What is Xiaomi MiMo?
Xiaomi MiMo is Xiaomi’s first open-source reasoning large language model (LLM), designed to enhance performance in complex reasoning tasks. The model adopts a joint pretraining and post-training approach, leveraging large-scale reasoning-rich corpora and innovative reinforcement learning algorithms to significantly boost its capabilities in mathematical reasoning and code generation.
Despite having only 7 billion parameters, MiMo surpasses larger models such as OpenAI’s o1-mini and Alibaba’s Qwen QwQ-32B-Preview on public evaluation benchmarks.
Xiaomi MiMo includes four model variants, all open-sourced on Hugging Face:
-
MiMo-7B-Base (Pretrained model)
-
MiMo-7B-SFT (Supervised fine-tuned model)
-
MiMo-7B-RL (Reinforcement learning model)
-
MiMo-7B-RL-Zero (Zero-shot reinforcement learning model)
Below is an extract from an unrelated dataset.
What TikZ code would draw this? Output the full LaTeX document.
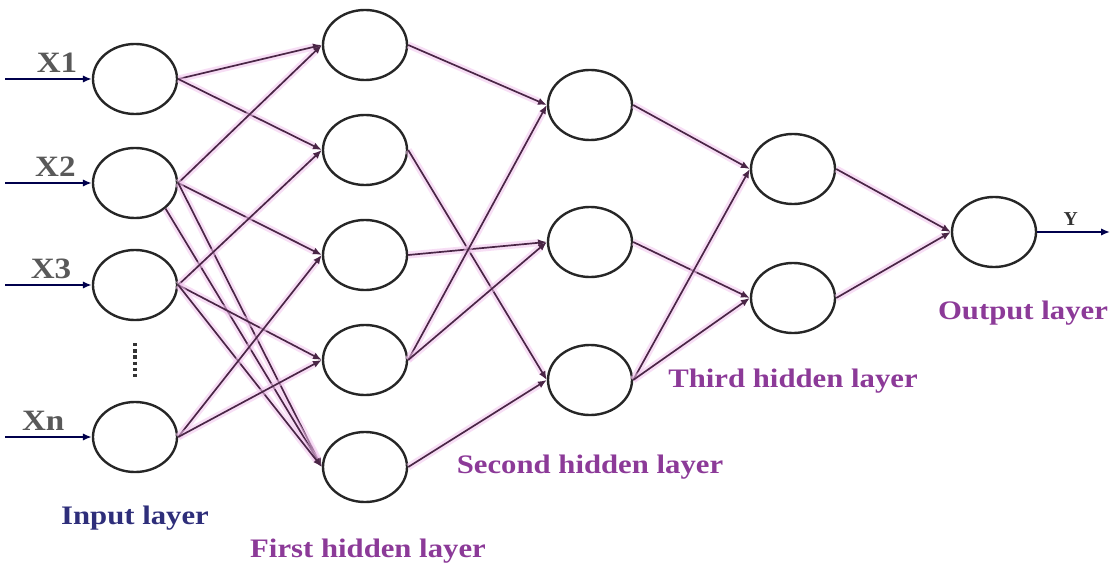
\documentclass[tikz,border=0pt]{standalone}
\usepackage{fontspec}
\setmainfont{Liberation Serif}
\usetikzlibrary{arrows.meta, shapes.geometric}
\definecolor{wire}{HTML}{4A2646}
\definecolor{glow}{HTML}{F2C4EE}
\definecolor{lbl}{HTML}{8C3A98}
\definecolor{navy}{HTML}{2E2E7A}
\tikzset{
  neuron/.style = {draw=black!85, ellipse, line width=1.7pt, minimum width=2.1cm,
                   minimum height=1.75cm, inner sep=0pt},
  link/.style   = {draw=wire, line width=1.2pt, -{Latex[length=2.2mm, width=1.8mm]},
                   preaction={draw=glow, line width=5pt, opacity=0.55}},   % pink halo
  feed/.style   = {draw=black!70!blue, line width=1.2pt, -{Latex[length=2.2mm, width=1.8mm]}},
  xlab/.style   = {font=\fontsize{21}{23}\selectfont\bfseries, text=black!65, inner sep=4pt, xscale=1.12},
  layer/.style  = {font=\fontsize{19}{22}\selectfont\bfseries, text=lbl, xscale=1.15},
}

\begin{document}
\begin{tikzpicture}[x=0.025cm, y=-0.025cm]
  \fill[white] (0,0) rectangle (1110,571);
  \useasboundingbox (0,0) rectangle (1110,571);

  % input layer
  \node[neuron] at (135, 79)  (i1) {};
  \node[neuron] at (135,183)  (i2) {};
  \node[neuron] at (135,285)  (i3) {};
  \node[neuron] at (135,437)  (xn) {};

  % first hidden layer
  \node[neuron] at (365, 45)  (h1a) {};
  \node[neuron] at (365,150)  (h1b) {};
  \node[neuron] at (365,255)  (h1c) {};
  \node[neuron] at (365,360)  (h1d) {};
  \node[neuron] at (365,467)  (h1e) {};

  % second hidden layer
  \node[neuron] at (590,105)  (h2a) {};
  \node[neuron] at (590,242)  (h2b) {};
  \node[neuron] at (590,380)  (h2c) {};

  % third hidden layer
  \node[neuron] at (793,169)  (h3a) {};
  \node[neuron] at (793,298)  (h3b) {};

  \node[neuron] at (994,232)  (out) {};

  \coordinate (x1) at (5, 79);
  \coordinate (x2) at (5,183);
  \coordinate (x3) at (5,285);
  \coordinate (x4) at (5,437);
  \coordinate (y)  at (1110,232);
  \coordinate (dtop) at (135,343);
  \coordinate (dbot) at (135,380);

  \draw[feed] (x1) -- node[xlab, above, pos=0.6]  {X1} (i1.west);
  \draw[feed] (x2) -- node[xlab, above, pos=0.58] {X2} (i2.west);
  \draw[feed] (x3) -- node[xlab, above, pos=0.53] {X3} (i3.west);
  \draw[feed] (x4) -- node[xlab, above, pos=0.44] {Xn} (xn.west);
  \draw[black!80, line width=2.4pt, dotted] (dtop) -- (dbot);

  \draw[link] (i1.east) -- (h1a.west);
  \draw[link] (i1.east) -- (h1b.west);
  \draw[link] (i2.east) -- (h1a.west);
  \draw[link] (i2.east) -- (h1c.west);
  \draw[link] (i2.east) -- (h1e.west);
  \draw[link] (i2.south east) -- (h1e.west);
  \draw[link] (i3.east) -- (h1b.west);
  \draw[link] (i3.east) -- (h1d.west);
  \draw[link] (i3.east) -- (h1e.west);
  \draw[link] (xn.east) -- (h1c.west);
  \draw[link] (xn.east) -- (h1d.west);

  \draw[link] (h1a.east) -- (h2a.west);
  \draw[link] (h1b.east) -- (h2c.west);
  \draw[link] (h1c.east) -- (h2b.west);
  \draw[link] (h1d.east) -- (h2a.west);
  \draw[link] (h1d.east) -- (h2b.west);
  \draw[link] (h1e.east) -- (h2c.west);

  \draw[link] (h2a.east) -- (h3a.west);
  \draw[link] (h2b.east) -- (h3b.west);
  \draw[link] (h2c.east) -- (h3a.west);
  \draw[link] (h2c.east) -- (h3b.west);

  \draw[link] (h3a.east) -- (out.west);
  \draw[link] (h3b.east) -- (out.west);
  \draw[feed] (out.east) -- node[above, pos=0.46, inner sep=4pt, font=\fontsize{14}{16}\selectfont\bfseries, text=black!80] {Y} (y);

  \node[layer, text=navy] at (135,518) (lin)  {Input layer};
  \node[layer] at (368,551) (lh1)  {First hidden layer};
  \node[layer] at (590,467) (lh2)  {Second hidden layer};
  \node[layer] at (793,381) (lh3)  {Third hidden layer};
  \node[layer] at (1023,313) (lout) {Output layer};
\end{tikzpicture}
\end{document}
These models provide developers with powerful tools for advanced reasoning tasks.
Key Features of Xiaomi MiMo
-
Powerful Mathematical Reasoning
Solves complex math problems with accurate reasoning paths and solutions. -
Efficient Code Generation
Produces high-quality code suitable for various programming tasks. -
Optimized Reasoning Performance
Achieves high reasoning efficiency through joint pretraining and post-training, outperforming larger models with just 7B parameters.
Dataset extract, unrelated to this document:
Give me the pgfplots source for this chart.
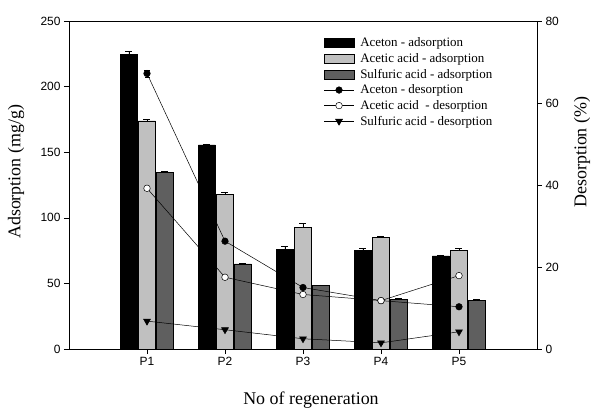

Technical Principles of Xiaomi MiMo
-
Pretraining Stage
-
Focuses on mining reasoning-rich corpora.
-
Synthesizes around 200 billion tokens of reasoning data.
-
Trains using a three-phase curriculum learning strategy with a total of 25 trillion tokens, gradually increasing task difficulty to improve model capability.
-
-
Post-Training Stage
-
Reinforcement Learning Algorithm: Introduces the Test Difficulty Driven Reward algorithm to mitigate sparse reward issues in hard tasks, improving performance on complex problems.
-
Data Resampling Strategy: Implements an Easy Data Re-Sampling strategy to stabilize the RL training process.
-
Efficient Training Framework: Designs a Seamless Rollout system to accelerate RL training (by 2.29×) and evaluation (by 1.96×), improving training efficiency.
-
-
Model Architecture Optimization
The model is tailored for reasoning tasks, ensuring high performance with a compact parameter size.
Xiaomi MiMo Project Resources
-
GitHub Repository: https://github.com/XiaomiMiMo
-
Hugging Face Model Hub: https://huggingface.co/XiaomiMiMo
-
Technical Report: MiMo-7B Technical Report (PDF)
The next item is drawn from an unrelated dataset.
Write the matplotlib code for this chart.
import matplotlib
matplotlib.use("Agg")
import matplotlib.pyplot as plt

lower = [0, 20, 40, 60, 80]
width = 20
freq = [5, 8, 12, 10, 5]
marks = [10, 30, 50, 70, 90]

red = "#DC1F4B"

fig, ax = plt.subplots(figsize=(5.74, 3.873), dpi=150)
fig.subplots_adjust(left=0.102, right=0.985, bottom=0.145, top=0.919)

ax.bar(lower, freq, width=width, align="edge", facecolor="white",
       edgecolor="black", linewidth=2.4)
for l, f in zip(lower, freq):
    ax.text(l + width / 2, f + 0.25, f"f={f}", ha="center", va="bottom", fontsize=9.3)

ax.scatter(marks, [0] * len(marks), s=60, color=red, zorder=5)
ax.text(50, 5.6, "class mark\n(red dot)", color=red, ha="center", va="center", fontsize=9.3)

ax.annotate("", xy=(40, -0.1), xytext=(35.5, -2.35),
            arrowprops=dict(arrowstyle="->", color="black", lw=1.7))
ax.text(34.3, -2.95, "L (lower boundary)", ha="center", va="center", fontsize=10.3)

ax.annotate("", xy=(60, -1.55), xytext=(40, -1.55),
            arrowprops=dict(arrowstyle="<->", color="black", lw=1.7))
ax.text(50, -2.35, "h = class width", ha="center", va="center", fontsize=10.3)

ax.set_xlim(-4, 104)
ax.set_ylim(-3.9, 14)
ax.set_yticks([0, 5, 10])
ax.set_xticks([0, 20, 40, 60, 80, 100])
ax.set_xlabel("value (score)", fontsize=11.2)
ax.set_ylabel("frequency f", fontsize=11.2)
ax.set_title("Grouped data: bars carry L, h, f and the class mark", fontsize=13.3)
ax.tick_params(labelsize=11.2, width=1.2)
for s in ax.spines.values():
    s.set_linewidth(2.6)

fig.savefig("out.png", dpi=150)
Application Scenarios of Xiaomi MiMo
-
Education: Assists with math problem-solving and programming learning, offering solution steps and code examples.
-
Scientific Research: Supports logical reasoning and algorithm development, helping verify hypotheses and design experiments.
-
Software Development: Generates and optimizes code, assists with debugging and problem-solving.
-
Intelligent Customer Service: Answers complex queries and improves the efficiency of Q&A systems.
-
Gaming and Entertainment: Provides strategy suggestions and puzzle-solving, enhancing the fun of games.